From, the ultimate progressive rock music website

Conor Fynes
Prog Reviewer
4 stars 'The Erosion Of Sanity' - Gorguts (7/10)

Gorguts' second album is one that most every death metal afficionado has heard, or will hear at some point. It is widely considered a classic of death metal, and following in the footsteps of their American peers, this Canadian group is a band that I have come to respect quite a bit. Although they would reach their true artistic zenith with the third album 'Obscura', 'The Erosion Of Sanity' is a strong album from the band. Albeit not yet having the innovation and mind-boggling direction that Gorguts would become better known for, I would still sake out 'Erosion' as one of the stronger conventional death records I have heard.

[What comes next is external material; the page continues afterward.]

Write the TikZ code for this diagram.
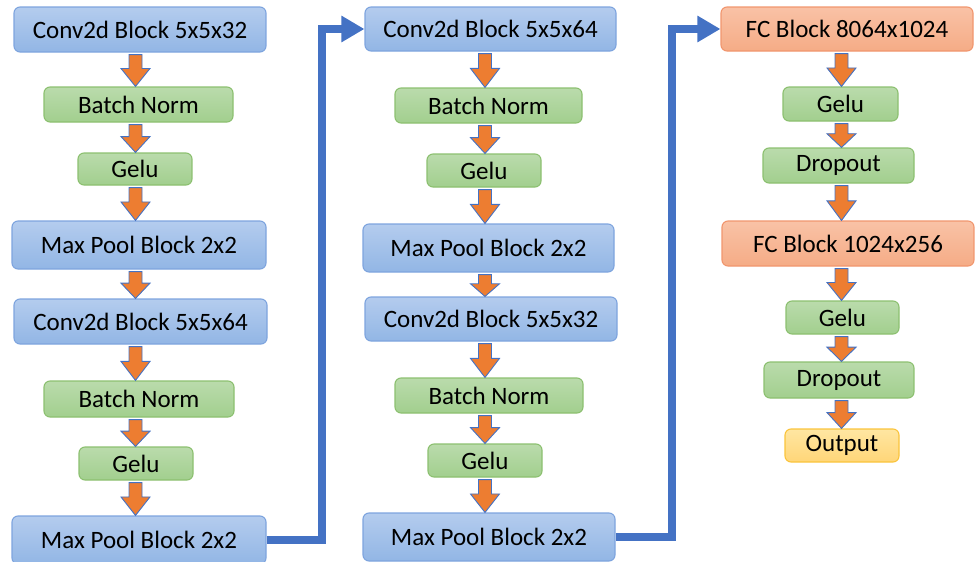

Although I would not consider myself a fan of much death metal, I have listened to enough to identify what I consider to be the better, and less glorious aspects of certain bands' sounds within the genre. As an album that came out in the early 90's, Gorguts here has a sound that is easily identified with many other contemporaries from North America; most notably the style's pioneers, Death. While I would say that Gorguts takes a sound of their own entirely on the third album, 'The Erosion Of Sanity' feels like a disciple to mid-era Death, particularly from that band's second album 'Leprosy' up to 'Individual Thought Patterns'. The guitar tones, solos, and even vocalist Luc Lemay's growl are very close to what Death was doing only a few years before. For any death metal fan, this is not necessarily a bad thing- and Gorguts pays an impressive tribute to Death here at that- although it has nothing on the sense of awe that 'Obscura' gave me.

The music is not particularly heavy or technical by today's standards, but there are riffs and sections here that sound as powerful as they ever have. 'Condemned To Obscurity' has one of the best riffs I have ever heard in death metal; an amazing song that is led in by a classical piano introduction, and then erupts with this apocalyptic pinch-harmonic fueled barrage that gives me chills. The riffs are potentially immense here, and there's even some nice bass to be heard here, provided it manages to peak through the mix. Lemay's vocals are strong, although he does sound like a disciple to Chuck Schuldiner here, more than anything. The thing that I am not finding myself too impressed with are the drums, played here by Stephane Provencher. While he certainly knows how to beat a drumkit to death, there are plenty of sections here where he uses blastbeats, and they do not work nearly as well as they should have. The muddy drum mixing does not help matters much either.

While I would not consider myself to be a fan of much that the death metal style offers, I believe that in its conventional form, the early 90s was the best period for the sound, and an album like 'The Erosion Of Sanity' backs up this notion. Gorguts would not break out from under the thumb of Death and other American bands until their third album, and while nothing else that Gorguts has ever done can raise a finger to 'Obscura', 'The Erosion Of Sanity' comes in second place; a fine, classic-sounding record for death metal.